The capsule blend, for example, is made from lupin, barley, rye, fig, chickpea, chicory, carob, black currant, caffeine, and natural flavor. The roasted filter ground blend doesn’t include fig or carob.
The caffeine level is similar to normal coffee (1400mg/100g) but comes from a different source, particularly from synthetic caffeine source.
The crema element as explained by Klingen was developed by chance: when the Nespresso-compatible capsules are put through a machine, crema – which ‘looks like the real thing – appears, thanks to Northern Wonder’s selected blend of ingredients.
As an espresso ground, however, the start-up said the product missing room-fillingness’, an aspect of the first line of Coffee Not Coffee products that it plans to overcome in Northern Wonder’s second R&D stream, which has yet to reach the market.
Room-fillingness is described by the coffee brewer as the sensation of being ‘triggered by the smell of coffee when a cup is brewed in a different room or a different floor of a house.
‘Room-fillingness’ comes from volatiles, the development of which is the aim of the start-up’s second R&D stream.

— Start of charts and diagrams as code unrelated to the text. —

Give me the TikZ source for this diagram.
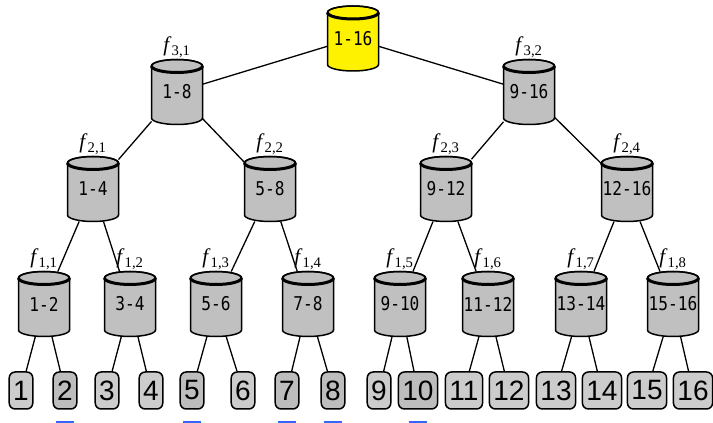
\documentclass[tikz,border=0pt]{standalone}
\usepackage{fontspec}
\setmainfont{Liberation Serif}
\newfontfamily\leaffont{Liberation Sans}
\newfontfamily\drumfont[FakeStretch=0.85]{DejaVu Sans Mono}
\usepackage{tikz}
\usepackage{xcolor}
\definecolor{drumgray}{HTML}{C0C0C0}
\definecolor{leafgray}{HTML}{CCCCCC}
\definecolor{leafdark}{HTML}{BDBDBD}
\definecolor{flagblue}{HTML}{3366FF}
\tikzset{
    drumline/.style={line width=1.5pt},
    drum/.style={
        rectangle,
        minimum width=51pt,
        minimum height=65pt,
        inner sep=0pt,
        outer sep=0pt,
        font=\drumfont\fontsize{19}{19}\selectfont
    },
    flabel/.style={font=\fontsize{21}{21}\selectfont,inner sep=2pt},
    leaf/.style={
        rectangle,
        rounded corners=6pt,
        draw,
        line width=1.5pt,
        fill=leafgray,
        minimum height=37pt,
        inner xsep=4pt,
        font=\leaffont\fontsize{28}{28}\selectfont
    },
    edge/.style={line width=1.3pt},
    flag/.style={flagblue,line width=3pt}
}
\newcommand{\drum}[6] {
    \begin{scope}[shift={({#2}, {#3})}]
        \filldraw[drumline,fill={#4}] (-25.5,26) -- (-25.5,-26) arc (180:360:25.5 and 6.5)
            -- (25.5,26) arc (0:180:25.5 and 6.5) -- cycle;
        \draw[drumline] (0,26) ellipse (25.5 and 6.5);
        \draw[line width=3pt] (-25.5,26) arc (180:360:25.5 and 6.5);
    \end{scope}
    \node[drum,label={[flabel]above:#6}] (#1) at ({#2}, {#3}) {#5};
}

\begin{document}
\begin{tikzpicture}[x=1pt,y=1pt]
    \useasboundingbox (0,0) rectangle (713,423);
    % tree of cylinders
    \drum{r}{353}{384.5}{yellow}{1-16}{}
    \drum{n31}{177}{331}{drumgray}{1-8}{\textit{f}\textsubscript{3,1}}
    \drum{n32}{529}{331}{drumgray}{9-16}{\textit{f}\textsubscript{3,2}}
    \drum{n21}{93}{234}{drumgray}{1-4}{\textit{f}\textsubscript{2,1}}
    \drum{n22}{270}{234}{drumgray}{5-8}{\textit{f}\textsubscript{2,2}}
    \drum{n23}{446}{234}{drumgray}{9-12}{\textit{f}\textsubscript{2,3}}
    \drum{n24}{627}{234}{drumgray}{12-16}{\textit{f}\textsubscript{2,4}}
    \drum{n11}{44}{119}{drumgray}{1-2}{\textit{f}\textsubscript{1,1}}
    \drum{n12}{130}{119}{drumgray}{3-4}{\textit{f}\textsubscript{1,2}}
    \drum{n13}{216}{119}{drumgray}{5-6}{\textit{f}\textsubscript{1,3}}
    \drum{n14}{308}{119}{drumgray}{7-8}{\textit{f}\textsubscript{1,4}}
    \drum{n15}{400}{119}{drumgray}{9-10}{\textit{f}\textsubscript{1,5}}
    \drum{n16}{488}{119}{drumgray}{11-12}{\textit{f}\textsubscript{1,6}}
    \drum{n17}{581}{119}{drumgray}{13-14}{\textit{f}\textsubscript{1,7}}
    \drum{n18}{673}{119}{drumgray}{15-16}{\textit{f}\textsubscript{1,8}}
    % leaves
    \foreach \i/\x/\c in {1/21/leafgray,2/65/leafdark,3/107/leafgray,4/151/leafgray,
                          5/192/leafdark,6/243/leafgray,7/287/leafdark,8/333/leafdark,
                          9/379/leafgray,10/418/leafdark,11/464/leafgray,12/509/leafgray,
                          13/556/leafgray,14/602/leafgray,15/647/leafgray,16/693/leafgray}
        \node[leaf,fill=\c] (l\i) at (\x,32.5) {\i};
    % connectors
    \foreach \a/\b in {r/n31,r/n32,n31/n21,n31/n22,n32/n23,n32/n24,
                       n21/n11,n21/n12,n22/n13,n22/n14,n23/n15,n23/n16,n24/n17,n24/n18,
                       n11/l1,n11/l2,n12/l3,n12/l4,n13/l5,n13/l6,n14/l7,n14/l8,
                       n15/l9,n15/l10,n16/l11,n16/l12,n17/l13,n17/l14,n18/l15,n18/l16}
        \draw[edge] (\a) -- (\b);
    % blue marks
    \foreach \i in {2,5,7,8,10}
        \draw[flag] ([xshift=-9pt,yshift=-12.5pt]l\i.south) -- ([xshift=9pt,yshift=-12.5pt]l\i.south);
\end{tikzpicture}
\end{document}
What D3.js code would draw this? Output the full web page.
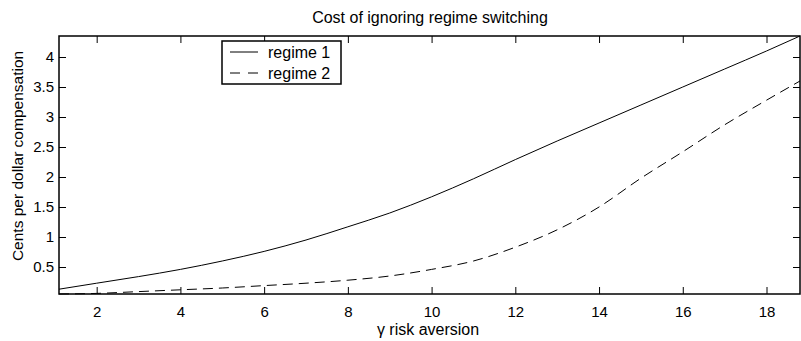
<!DOCTYPE html>
<html>
<head>
<meta charset="utf-8">
<script src="https://cdn.jsdelivr.net/npm/d3@7"></script>
<style>
  body { margin: 0; background: #fff; }
  text { font-family: "Liberation Sans", Arial, sans-serif; fill: #000; }
</style>
</head>
<body>
<div id="chart"></div>
<script>
// gamma (risk aversion) grid and cost in cents per dollar
const gamma   = [1.1, 2, 3, 4, 5, 6, 7, 8, 9, 10, 11, 12, 13, 14, 15, 16, 17, 18, 18.8];
const regime1 = [0.13, 0.23, 0.34, 0.46, 0.6, 0.76, 0.95, 1.17, 1.4, 1.67, 1.97, 2.29, 2.6, 2.9, 3.2, 3.5, 3.8, 4.1, 4.35];
const regime2 = [0.05, 0.06, 0.09, 0.12, 0.15, 0.19, 0.23, 0.28, 0.35, 0.46, 0.6, 0.83, 1.12, 1.5, 1.98, 2.42, 2.87, 3.28, 3.6];
const xTicks = [2, 4, 6, 8, 10, 12, 14, 16, 18];
const yTicks = [0.5, 1, 1.5, 2, 2.5, 3, 3.5, 4];
const seriesNames = ['regime 1', 'regime 2'];

const width = 801, height = 341;
const margin = {top: 36, right: 1, bottom: 47, left: 59};
const w = width - margin.left - margin.right;
const h = height - margin.top - margin.bottom;

const svg = d3.select('#chart').append('svg')
  .attr('width', width)
  .attr('height', height);

const g = svg.append('g')
  .attr('transform', 'translate(' + margin.left + ',' + margin.top + ')');

const x = d3.scaleLinear().domain([1.1, 18.8]).range([0, w]);
const y = d3.scaleLinear().domain([0.05, 4.35]).range([h, 0]);

const fmt = d => String(d);

// ticks point inwards, matlab style
g.append('g')
  .attr('class', 'x axis')
  .attr('transform', 'translate(0,' + h + ')')
  .call(d3.axisBottom(x).tickValues(xTicks).tickFormat(fmt).tickSizeInner(-7).tickSizeOuter(0).tickPadding(12));
g.append('g')
  .call(d3.axisTop(x).tickValues(xTicks).tickFormat('').tickSizeInner(-7).tickSizeOuter(0));
g.append('g')
  .attr('class', 'y axis')
  .call(d3.axisLeft(y).tickValues(yTicks).tickFormat(fmt).tickSizeInner(-7).tickSizeOuter(0).tickPadding(5));
g.append('g')
  .attr('transform', 'translate(' + w + ',0)')
  .call(d3.axisRight(y).tickValues(yTicks).tickFormat('').tickSizeInner(-7).tickSizeOuter(0));

g.selectAll('.domain').remove();
g.selectAll('.tick line').attr('stroke', '#000').attr('stroke-width', 1);
g.selectAll('.tick text')
  .style('font-family', '"Liberation Sans", Arial, sans-serif')
  .style('font-size', '15px')
  .attr('fill', '#000');

const line = (vals) => d3.line()
  .x((d, i) => x(gamma[i]))
  .y(d => y(d))
  .curve(d3.curveMonotoneX)(vals);

g.append('path')
  .attr('d', line(regime1))
  .attr('fill', 'none')
  .attr('stroke', '#000')
  .attr('stroke-width', 1);

g.append('path')
  .attr('d', line(regime2))
  .attr('fill', 'none')
  .attr('stroke', '#000')
  .attr('stroke-width', 1)
  .attr('stroke-dasharray', '10,6');

g.append('rect')
  .attr('x', 0).attr('y', 0)
  .attr('width', w).attr('height', h)
  .attr('fill', 'none')
  .attr('stroke', '#000')
  .attr('stroke-width', 1.5);

// legend
const legend = svg.append('g').attr('transform', 'translate(222,41)');
legend.append('rect')
  .attr('width', 119).attr('height', 43)
  .attr('fill', '#fff')
  .attr('stroke', '#000')
  .attr('stroke-width', 1.5);
seriesNames.forEach((name, i) => {
  const ly = 11 + i * 21;
  legend.append('line')
    .attr('x1', 8).attr('x2', 36)
    .attr('y1', ly).attr('y2', ly)
    .attr('stroke', '#000')
    .attr('stroke-dasharray', i === 1 ? '10,8' : null);
  legend.append('text')
    .attr('x', 46).attr('y', ly + 6)
    .style('font-size', '16px')
    .text(name);
});

svg.append('text')
  .attr('x', 430).attr('y', 23)
  .attr('text-anchor', 'middle')
  .style('font-size', '16px')
  .text('Cost of ignoring regime switching');

svg.append('text')
  .attr('x', 428).attr('y', 335)
  .attr('text-anchor', 'middle')
  .style('font-size', '16px')
  .text('γ risk aversion');

svg.append('text')
  .attr('transform', 'translate(23,156) rotate(-90)')
  .attr('text-anchor', 'middle')
  .style('font-size', '15.5px')
  .text('Cents per dollar compensation');
</script>
</body>
</html>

To achieve this, Northern Wonder is working on the ‘whole bean structure’, with an idea that in developing such a structure and pressing it, the ‘smell and aroma’ aspect will be enhanced.
Technologies leveraged by the patent-pending technique include fermentation and a ‘pressing technique’.
The Coffee Free Coffee will also not be deemed a novel food, although the start-up is open to exploring cellular agriculture-based methods down the line.